Only the lines from the line that has "Generate a web" through the line that has "ctx.strokeRect(a.left + 0.5, a.top" should be reproduced, exactly and with both ends kept.

--- START OF Input ---

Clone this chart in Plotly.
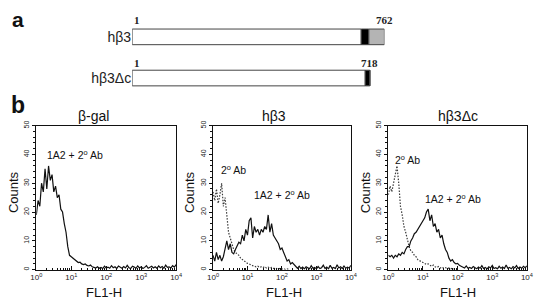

--- END OF Input ---
--- START OF Input ---

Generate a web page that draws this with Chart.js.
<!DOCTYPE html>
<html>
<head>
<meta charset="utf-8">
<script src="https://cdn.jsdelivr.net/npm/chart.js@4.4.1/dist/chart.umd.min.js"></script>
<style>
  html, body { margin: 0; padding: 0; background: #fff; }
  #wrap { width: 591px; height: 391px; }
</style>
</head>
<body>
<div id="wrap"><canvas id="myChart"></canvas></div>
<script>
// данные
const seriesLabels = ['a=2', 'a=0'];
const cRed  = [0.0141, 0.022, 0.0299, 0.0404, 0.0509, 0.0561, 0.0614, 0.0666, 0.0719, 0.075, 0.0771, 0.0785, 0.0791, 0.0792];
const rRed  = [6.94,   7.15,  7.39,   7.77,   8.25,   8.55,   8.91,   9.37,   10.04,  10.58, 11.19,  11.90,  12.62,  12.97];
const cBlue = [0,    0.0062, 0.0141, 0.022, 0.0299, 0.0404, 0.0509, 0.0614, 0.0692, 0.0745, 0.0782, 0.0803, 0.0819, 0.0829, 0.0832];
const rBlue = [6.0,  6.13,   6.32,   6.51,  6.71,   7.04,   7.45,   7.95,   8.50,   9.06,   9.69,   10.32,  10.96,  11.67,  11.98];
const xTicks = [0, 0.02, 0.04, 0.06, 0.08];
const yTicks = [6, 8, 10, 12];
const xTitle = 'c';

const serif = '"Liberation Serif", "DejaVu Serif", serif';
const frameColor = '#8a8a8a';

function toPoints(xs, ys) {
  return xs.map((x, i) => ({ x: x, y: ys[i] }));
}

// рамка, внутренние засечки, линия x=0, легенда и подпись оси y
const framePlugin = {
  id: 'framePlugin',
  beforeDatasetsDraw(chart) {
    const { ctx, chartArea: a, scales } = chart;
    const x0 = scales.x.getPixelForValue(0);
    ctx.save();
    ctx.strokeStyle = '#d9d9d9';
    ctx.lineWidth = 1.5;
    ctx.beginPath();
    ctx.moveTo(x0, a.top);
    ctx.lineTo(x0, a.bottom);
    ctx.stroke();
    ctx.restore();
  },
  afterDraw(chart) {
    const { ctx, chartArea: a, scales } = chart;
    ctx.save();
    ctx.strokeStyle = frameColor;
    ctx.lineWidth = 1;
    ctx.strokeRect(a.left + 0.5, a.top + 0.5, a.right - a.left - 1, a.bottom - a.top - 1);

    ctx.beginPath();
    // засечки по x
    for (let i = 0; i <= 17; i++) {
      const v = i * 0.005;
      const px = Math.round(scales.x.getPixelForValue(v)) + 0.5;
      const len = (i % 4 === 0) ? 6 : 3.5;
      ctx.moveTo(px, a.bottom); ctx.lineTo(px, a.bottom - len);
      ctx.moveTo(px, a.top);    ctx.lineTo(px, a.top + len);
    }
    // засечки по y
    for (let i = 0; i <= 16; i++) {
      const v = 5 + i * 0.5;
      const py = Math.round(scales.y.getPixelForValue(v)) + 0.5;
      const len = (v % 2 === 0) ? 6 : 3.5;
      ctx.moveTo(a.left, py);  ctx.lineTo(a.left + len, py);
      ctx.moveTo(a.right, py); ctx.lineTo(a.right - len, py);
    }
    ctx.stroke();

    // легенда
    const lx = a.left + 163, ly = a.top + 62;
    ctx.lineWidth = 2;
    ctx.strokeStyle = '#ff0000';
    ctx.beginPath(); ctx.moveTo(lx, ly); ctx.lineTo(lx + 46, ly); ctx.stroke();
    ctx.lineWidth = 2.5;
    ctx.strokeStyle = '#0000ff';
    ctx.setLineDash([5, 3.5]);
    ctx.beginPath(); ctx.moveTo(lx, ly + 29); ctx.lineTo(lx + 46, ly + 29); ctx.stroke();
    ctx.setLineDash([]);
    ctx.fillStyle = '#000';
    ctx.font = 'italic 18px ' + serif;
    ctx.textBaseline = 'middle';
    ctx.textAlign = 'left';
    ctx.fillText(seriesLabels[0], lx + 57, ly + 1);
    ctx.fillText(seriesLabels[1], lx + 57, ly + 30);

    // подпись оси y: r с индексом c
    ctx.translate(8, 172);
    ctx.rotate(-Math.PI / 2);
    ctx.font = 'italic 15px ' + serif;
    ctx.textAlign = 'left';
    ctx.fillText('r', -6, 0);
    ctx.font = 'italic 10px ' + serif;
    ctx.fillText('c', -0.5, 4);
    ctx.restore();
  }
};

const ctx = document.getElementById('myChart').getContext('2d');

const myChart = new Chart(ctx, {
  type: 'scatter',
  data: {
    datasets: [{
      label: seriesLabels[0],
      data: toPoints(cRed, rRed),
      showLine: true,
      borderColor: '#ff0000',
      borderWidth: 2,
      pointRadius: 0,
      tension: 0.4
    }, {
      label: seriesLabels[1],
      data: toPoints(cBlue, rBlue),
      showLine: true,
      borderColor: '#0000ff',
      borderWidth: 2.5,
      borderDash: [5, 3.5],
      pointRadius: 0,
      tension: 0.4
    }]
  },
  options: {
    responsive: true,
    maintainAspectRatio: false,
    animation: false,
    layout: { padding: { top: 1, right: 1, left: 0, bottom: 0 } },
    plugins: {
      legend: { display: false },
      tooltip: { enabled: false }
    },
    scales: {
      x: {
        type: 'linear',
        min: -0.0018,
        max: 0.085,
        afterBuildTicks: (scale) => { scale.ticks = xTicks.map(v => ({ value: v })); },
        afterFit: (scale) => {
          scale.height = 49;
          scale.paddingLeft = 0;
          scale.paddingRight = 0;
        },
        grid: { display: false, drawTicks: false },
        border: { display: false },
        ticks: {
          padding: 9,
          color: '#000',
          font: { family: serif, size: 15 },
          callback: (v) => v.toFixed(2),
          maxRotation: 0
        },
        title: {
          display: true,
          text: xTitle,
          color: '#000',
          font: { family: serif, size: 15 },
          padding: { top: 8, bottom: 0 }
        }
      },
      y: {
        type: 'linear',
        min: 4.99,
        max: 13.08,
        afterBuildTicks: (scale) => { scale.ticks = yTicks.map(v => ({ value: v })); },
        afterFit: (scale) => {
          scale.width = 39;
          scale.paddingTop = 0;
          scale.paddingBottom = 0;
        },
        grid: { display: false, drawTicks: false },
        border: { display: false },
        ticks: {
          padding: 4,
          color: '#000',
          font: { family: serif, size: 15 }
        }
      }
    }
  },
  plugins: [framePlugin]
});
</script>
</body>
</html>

--- END OF Input ---

Reply to the task ▸
Generate a web page that draws this with Chart.js.
<!DOCTYPE html>
<html>
<head>
<meta charset="utf-8">
<script src="https://cdn.jsdelivr.net/npm/chart.js@4.4.1/dist/chart.umd.min.js"></script>
<style>
  html, body { margin: 0; padding: 0; background: #fff; }
  #wrap { width: 591px; height: 391px; }
</style>
</head>
<body>
<div id="wrap"><canvas id="myChart"></canvas></div>
<script>
// данные
const seriesLabels = ['a=2', 'a=0'];
const cRed  = [0.0141, 0.022, 0.0299, 0.0404, 0.0509, 0.0561, 0.0614, 0.0666, 0.0719, 0.075, 0.0771, 0.0785, 0.0791, 0.0792];
const rRed  = [6.94,   7.15,  7.39,   7.77,   8.25,   8.55,   8.91,   9.37,   10.04,  10.58, 11.19,  11.90,  12.62,  12.97];
const cBlue = [0,    0.0062, 0.0141, 0.022, 0.0299, 0.0404, 0.0509, 0.0614, 0.0692, 0.0745, 0.0782, 0.0803, 0.0819, 0.0829, 0.0832];
const rBlue = [6.0,  6.13,   6.32,   6.51,  6.71,   7.04,   7.45,   7.95,   8.50,   9.06,   9.69,   10.32,  10.96,  11.67,  11.98];
const xTicks = [0, 0.02, 0.04, 0.06, 0.08];
const yTicks = [6, 8, 10, 12];
const xTitle = 'c';

const serif = '"Liberation Serif", "DejaVu Serif", serif';
const frameColor = '#8a8a8a';

function toPoints(xs, ys) {
  return xs.map((x, i) => ({ x: x, y: ys[i] }));
}

// рамка, внутренние засечки, линия x=0, легенда и подпись оси y
const framePlugin = {
  id: 'framePlugin',
  beforeDatasetsDraw(chart) {
    const { ctx, chartArea: a, scales } = chart;
    const x0 = scales.x.getPixelForValue(0);
    ctx.save();
    ctx.strokeStyle = '#d9d9d9';
    ctx.lineWidth = 1.5;
    ctx.beginPath();
    ctx.moveTo(x0, a.top);
    ctx.lineTo(x0, a.bottom);
    ctx.stroke();
    ctx.restore();
  },
  afterDraw(chart) {
    const { ctx, chartArea: a, scales } = chart;
    ctx.save();
    ctx.strokeStyle = frameColor;
    ctx.lineWidth = 1;
    ctx.strokeRect(a.left + 0.5, a.top + 0.5, a.right - a.left - 1, a.bottom - a.top - 1);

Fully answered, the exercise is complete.